Mey süzülmüş şişeden ruhsar-ı al olmuş sana”

  • Lâle devri şairidir. Bir gazel şairidir. Şarkıda da en önemli isim odur.
  • Devrin zevkini ve eğlencesini şiirlerinde işlemiştir.
  • Şiirlerinde zevk, safa, çapkınlık (seviyeli), nükte, zarafet, aşk, şarap, tabiat, neşe ve musikî bir aradadır. Dinî konulara hiç yer vermemiştir.
  • Şiirde divan edebiyatının katı kurallarının dışına çıkarak mahallileşme (yerelleşme) akımını başlatmıştır. Halk ruhunu, deyimlerini, zevkini, coşkusunu, İstanbul’u ve İstanbul Türkçesini şiirlerine yansıtmıştır.
  • Dili yalın, açık, ahenkli ve akıcıdır.
  • Söz sanatlarını da başarıyla kullanmıştır.
  • En önemli eseri divanıdır.

Şeyh Galip (1757-1799): Divan edebiyatının son büyük üstadıdır. Mevlevî şeyhlerindendir.

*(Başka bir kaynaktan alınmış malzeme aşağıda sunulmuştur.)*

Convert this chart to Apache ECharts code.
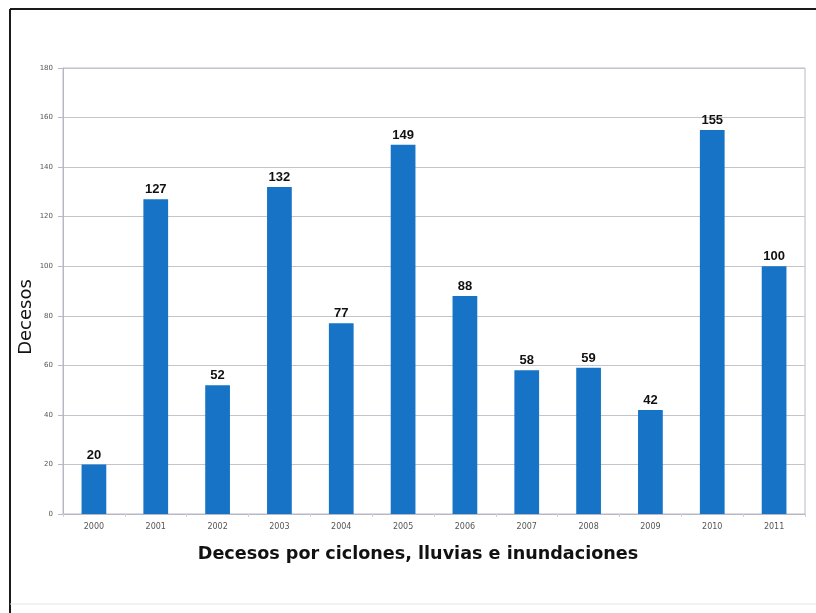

  • Dili süslü ve ağırdır.
  • Şiirlerinde musiki önemlidir.
  • Sebk-i Hindî tarzının temsilcisidir.
  • Başlıca eserleri divanı ve sembolik bir aşk hikâyesi olan Hüsn ü Aşk’ıdır. Hüsn ü Aşk tasavvufî bir eserdir. Devir nazariyesini, Allah aşkını, tarikat felsefesini bu eserinde işlemiştir. Hüsn-i mutlak olan Allah’ı ve onun güzelliğini bulma yolundaki âşığın başına gelebilecekleri anlatmıştır.

XIX.yüzyıl toplum hayatında önemli değişikliklerin olduğu bir dönemdir. Klasik Türk şiiri yüzyılın başında çözülme göstermiş sonrada çökmüştür.